Housing starts have fallen by 24.5 per cent in the last 12 months as construction firms have responded to excess supply, and to the tightening of credit conditions that was deliberately imposed by the new administration in 2013.
























This drop in construction explains all of the recent slowdown in real GDP growth, from 7.9 per cent in 2012 Q4 to 7.4 per cent now. Furthermore, the latest housing figures suggest that the supply/demand imbalance continues to build, with current construction of new floor space still in excess of new sales, and unsold inventory therefore rising further.


House prices have slowed sharply in response to excess supply, but there is clearly much further to go before equilibrium is restored. J.P. Morgan says that house prices will decline by 2 per cent next year, the first time they have moved into negative territory in modern China. There is clearly a risk that speculative home owners will panic, dumping more empty property onto the market. If so, a severe crash in house prices could ensue, leading to negative wealth effects and a major setback to consumer confidence.


While this is certainly conceivable, it still does not seem to be the most likely scenario. Several factors should protect China from the worst case outcome.


Mitigating Factors


Although there have certainly been speculative purchases in recent years, the demand for housing is fundamentally driven by a combination of urbanisation and real income growth in the employed labour force. The shift of the population into the cities has been running at about 1.5 percentage points of the population per annum for two decades, and there has been no slackening yet in this pace of demographic change

Furthermore, household incomes in the cities continue to rise at close to 10 per cent per annum. The demand for new housing units as households upgrade the standard of their accommodation is huge, at around 5-6 million units a year, which is half of all demand for new houses.

In a more static labour market, such as that in the US in 2005, a period of speculative overbuilding can take many years to eradicate, even if new building declines by half, which is what actually happened in America. The much more dynamic Chinese labour market should result in housing demand that eradicates over supply more rapidly, and with a smaller decline in the pace of new building.
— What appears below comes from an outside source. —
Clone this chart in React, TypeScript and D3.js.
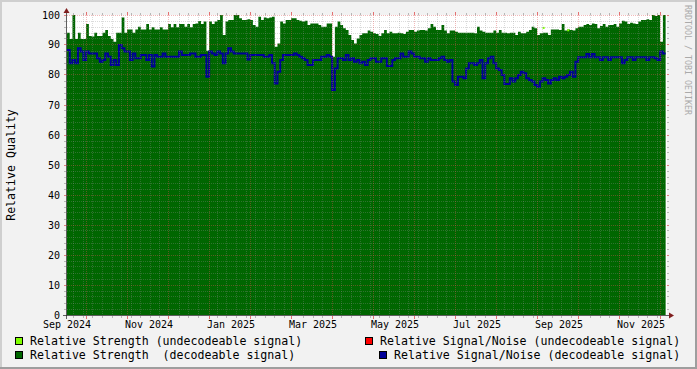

There is scope for policy makers to soften the landing by easing controls over property demand, and that is already happening. Premier Li Keqiang said last week that policy would be fine-tuned if necessary, and this was followed by a cut in reserve requirement ratios for some banks on Friday. There is plenty of room for further cuts in reserve requirements, and for other fiscal and regulatory measures to boost construction.


Although this would slow down the necessary rebalancing of the economy, the authorities would certainly prefer this scenario to a hard landing, given the unpalatable economic and social consequences that would bring.



GDP Effects


Housebuilding, real estate and related sectors accounted for 16 per cent of GDP in 2013. Mainstream economic forecasters seem to be expecting a drop in construction of several percentage points, replicating the experience of earlier slowdowns. A drop of this scale would directly reduce the level of real GDP by only about 0.5 -1.0 per cent. Some economists (eg Qu Hongbin at HSBC) talk of a downside scenario in which GDP might fall by about 2 per cent, but they generally add that this could be substantially offset by policy easing.

While these may be sensible central forecasts, there is clearly a rising probability of a harder landing, given the current imbalance in the market. The lesson from the US crash is that in a downside case the impact of a property crash can be much greater than predicted in advance by mainstream forecasters.

How bad might this be? No-one can be sure, but if we assume for illustration that construction/real estate output in China falls by 25 per cent compared to previous trends over three years, which is roughly half of the decline experienced by overall construction in the US collapse, the total hit to Chinese GDP would be 4 per cent, thus reducing the annual growth rate by 1.3 per cent for three years.

This does not allow for any knock on effects on consumer spending, nor for any collapse in the financial sector. Neither of these effects are likely to be very large. Unlike in the US case, equity withdrawal from the housing market is not permitted in China, so the boost to consumer spending has been much smaller. And Chinese households are required to provide at least 30 per cent equity in any home purchase, so the chances of negative equity and bad debts should be much less than in the US crash.


Shadow Banking


A collapse in the shadow banking sector cannot be ruled out, given the extent of its recent expansion





















The St Louis Fed’s economic blog recently estimated the worst case effects of a collapse in the Chinese shadow banking sector by comparing it directly with the US example. They point out that shadow banking in China is less than half as large as it is in the US, so even if the collapse were as painful in the US case, and the economic effects were as bad, the impact on Chinese GDP would be “only” about 4 per cent. This would probably be spread over several years and would directly reduce global GDP by about 0.6 per cent in total.


Conclusion


These worst case effects, at 4 per cent of Chinese GDP, spread over three years, are certainly not negligible. Admittedly, they are little more than stabs in the dark, and the uncertainty is enormous. But they are not of the same scale as the Great Financial Crash.

And, given the increasingly obvious intention of the Chinese authorities to ease policy further, they are far from inevitable.